LSU announced this week that it will not change its long-standing pregame routine, in which the team remains in the locker room during the anthem. This is despite a call from Louisiana Governor Jeff Landry (R) to have players on the field during the playing of the Star-Spangles Banner.

“There will not be any changes to our pregame football processes this season,” LSU Athletics Spokesman Zach Greenwell told the Louisiana Illuminator via WBZR.

The issue of having players present for the anthem came to the fore earlier this year when observers noted that the LSU women’s basketball team was not on the floor during the anthem before their playoff tilt against Caitlin Clark and the Iowa Hawkeyes. Iowa, however, was on the floor for the anthem.
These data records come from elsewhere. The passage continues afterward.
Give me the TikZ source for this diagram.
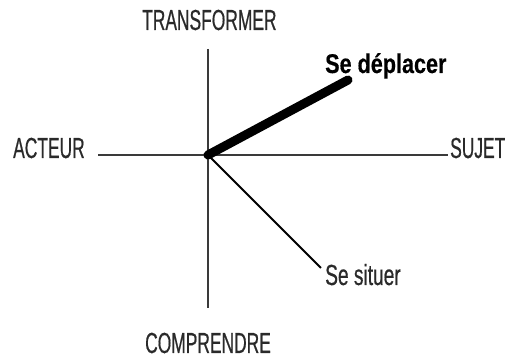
\documentclass[tikz,border=0pt]{standalone}
\usepackage{fontspec}
\setmainfont{Liberation Sans}[FakeStretch=0.6,FakeBold=0.5,BoldFeatures={FakeStretch=0.8,FakeBold=0.4}]
\definecolor{txt}{HTML}{2A2A2A}
\definecolor{axis}{HTML}{3A3A3A}
\begin{document}
\begin{tikzpicture}[x=1pt,y=-1pt,
  lab/.style={anchor=base west,inner sep=0pt,text=txt,font=\fontsize{29}{29}\selectfont},
  blab/.style={anchor=base west,inner sep=0pt,text=black,font=\fontsize{27}{27}\selectfont\bfseries},
  axisline/.style={draw=axis,line width=1.3pt},
  thick line/.style={draw=black,line width=9pt,line cap=round},
  thin line/.style={draw=black,line width=1.8pt}]
\useasboundingbox (0,0) rectangle (507,358);
\coordinate (O) at (208,155);
\coordinate (top) at (208,49);
\coordinate (bot) at (208,308);
\coordinate (left) at (98,155);
\coordinate (right) at (448,155);
\coordinate (dep) at (348,80);
\coordinate (sit) at (321,268);
\node[lab] (transformer) at (142,30) {TRANSFORMER};
\node[lab] (comprendre) at (145,353) {COMPRENDRE};
\node[lab] (acteur) at (13,158) {ACTEUR};
\node[lab] (sujet) at (450,158) {SUJET};
\node[blab] (sedeplacer) at (325,73) {Se déplacer};
\node[lab,xscale=1.1] (sesituer) at (325,285) {Se situer};
\draw[axisline] (top) -- (bot);
\draw[axisline] (left) -- (right);
\draw[thin line] (O) -- (sit);
\draw[thick line] (O) -- (dep);
\end{tikzpicture}
\end{document}
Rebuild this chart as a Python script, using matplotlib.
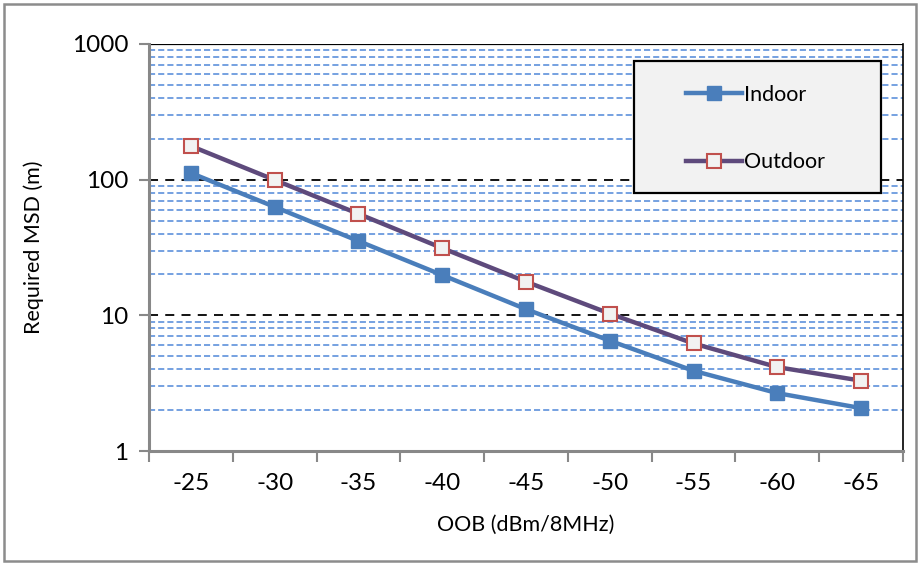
import matplotlib
matplotlib.use("Agg")
import matplotlib.pyplot as plt
from matplotlib.patches import Rectangle
from matplotlib.lines import Line2D

# Potencias fuera de banda y distancias mínimas requeridas
oob_labels = ["-25", "-30", "-35", "-40", "-45", "-50", "-55", "-60", "-65"]
indoor_msd = [112, 63, 35.3, 19.8, 11.1, 6.5, 3.9, 2.67, 2.07]
outdoor_msd = [177, 99.5, 56, 31.3, 17.7, 10.3, 6.2, 4.15, 3.3]

plt.rcParams['font.family'] = ['Lato', 'DejaVu Sans']

fig = plt.figure(figsize=(9.2, 5.63), dpi=100)
ax = fig.add_axes([149 / 920, 1 - 451 / 563, 754 / 920, 407 / 563])

x = list(range(len(oob_labels)))

# Rejilla: menores en azul discontinuo, décadas en negro discontinuo
for dec in [1, 10, 100]:
    for m in range(2, 10):
        ax.axhline(dec * m, color="#4f88d8", linestyle=(0, (4, 2)), linewidth=1.1, zorder=1)
for dec in [10, 100]:
    ax.axhline(dec, color="black", linestyle=(0, (5, 4)), linewidth=1.3, zorder=1)
ax.axhline(1000, color="black", linestyle="-", linewidth=1.6, zorder=1)

ax.plot(x, indoor_msd, color="#4a7ebb", linewidth=3.2, marker="s", markersize=10.5,
        markerfacecolor="#4a7ebb", markeredgecolor="#4a7ebb", zorder=3, label="Indoor")
ax.plot(x, outdoor_msd, color="#5e4a7c", linewidth=3.2, marker="s", markersize=10,
        markerfacecolor="#f2f2f2", markeredgecolor="#c0504d", markeredgewidth=1.5,
        zorder=3, label="Outdoor")

ax.set_yscale("log")
ax.set_ylim(1, 1000)
ax.set_xlim(-0.5, len(oob_labels) - 0.5)

ax.set_yticks([1, 10, 100, 1000])
ax.set_yticklabels(["1", "10", "100", "1000"])
ax.yaxis.set_minor_locator(matplotlib.ticker.NullLocator())
ax.set_xticks([i + 0.5 for i in range(-1, len(oob_labels))])
ax.set_xticklabels([])
ax.set_xticks(x, minor=True)
ax.set_xticklabels(oob_labels, minor=True)

ax.tick_params(axis="y", which="major", length=7, width=1.5, color="#888888",
               labelsize=17.5, pad=8)
ax.tick_params(axis="x", which="major", length=8, width=1.5, color="#888888",
               direction="out")
ax.tick_params(axis="x", which="minor", length=0, labelsize=17.5, pad=16)

for side in ["left", "bottom"]:
    ax.spines[side].set_color("#888888")
    ax.spines[side].set_linewidth(2.2)
ax.spines["right"].set_color("black")
ax.spines["right"].set_linewidth(1.2)
ax.spines["top"].set_visible(False)

ax.set_ylabel("Required MSD (m)", fontsize=15.5, labelpad=20)
ax.set_xlabel("OOB (dBm/8MHz)", fontsize=15.5, labelpad=15)

# Cuadro de leyenda gris con borde negro
ax.add_patch(Rectangle((0.643, 0.634), 0.328, 0.324, transform=ax.transAxes,
                       facecolor="#f2f2f2", edgecolor="black", linewidth=1.6,
                       zorder=5))
handles = [
    Line2D([], [], color="#4a7ebb", linewidth=3.2, marker="s", markersize=10.5,
           markerfacecolor="#4a7ebb", markeredgecolor="#4a7ebb"),
    Line2D([], [], color="#5e4a7c", linewidth=3.2, marker="s", markersize=10,
           markerfacecolor="#f2f2f2", markeredgecolor="#c0504d", markeredgewidth=1.5),
]
leg = ax.legend(handles, ["Indoor", "Outdoor"], loc="center left",
                bbox_to_anchor=(0.712, 0.792), frameon=False, fontsize=15.5,
                handlelength=2.6, handletextpad=0.1, labelspacing=2.2,
                borderpad=0, borderaxespad=0)
leg.set_zorder(6)

# Marco exterior del gráfico
fig.add_artist(Rectangle((4 / 920, 2 / 563), 912 / 920, 557 / 563,
                         transform=fig.transFigure, fill=False,
                         edgecolor="#8c8c8c", linewidth=1.8))

fig.savefig("out.png", dpi=100)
They were giving the nation a visual that looked bad for the Tigers and got the attention of Governor Landry.

“It is time that all college boards, including Regent [sic], put a policy in place that student athletes be present for the national anthem or risk their athletic scholarship! This is a matter of respect that all collegiate coaches should instill,” Landry wrote on X.

According to WBZR, “The Tigers’ pregame routine today is largely the same as it was in the 1960s and 1970s. Fifteen minutes before kick-off, LSU’s ‘Golden Band from Tigerland’ lines up in the stadium’s south end zone. The band takes to the field to perform ‘Tiger Rag,’ an old jazz standard adopted by the university, before playing the alma mater and, finally, the national anthem.”

It’s only after all this that the team takes the field.

Some felt the policy could be changed after LSU Athletic Director Scott Woodward said the school “routinely reviews” its policies and would, in this case as well, after Landry’s social media post.

However, after the outrage at the Women’s Final Four dissipated, the university declined to make any changes.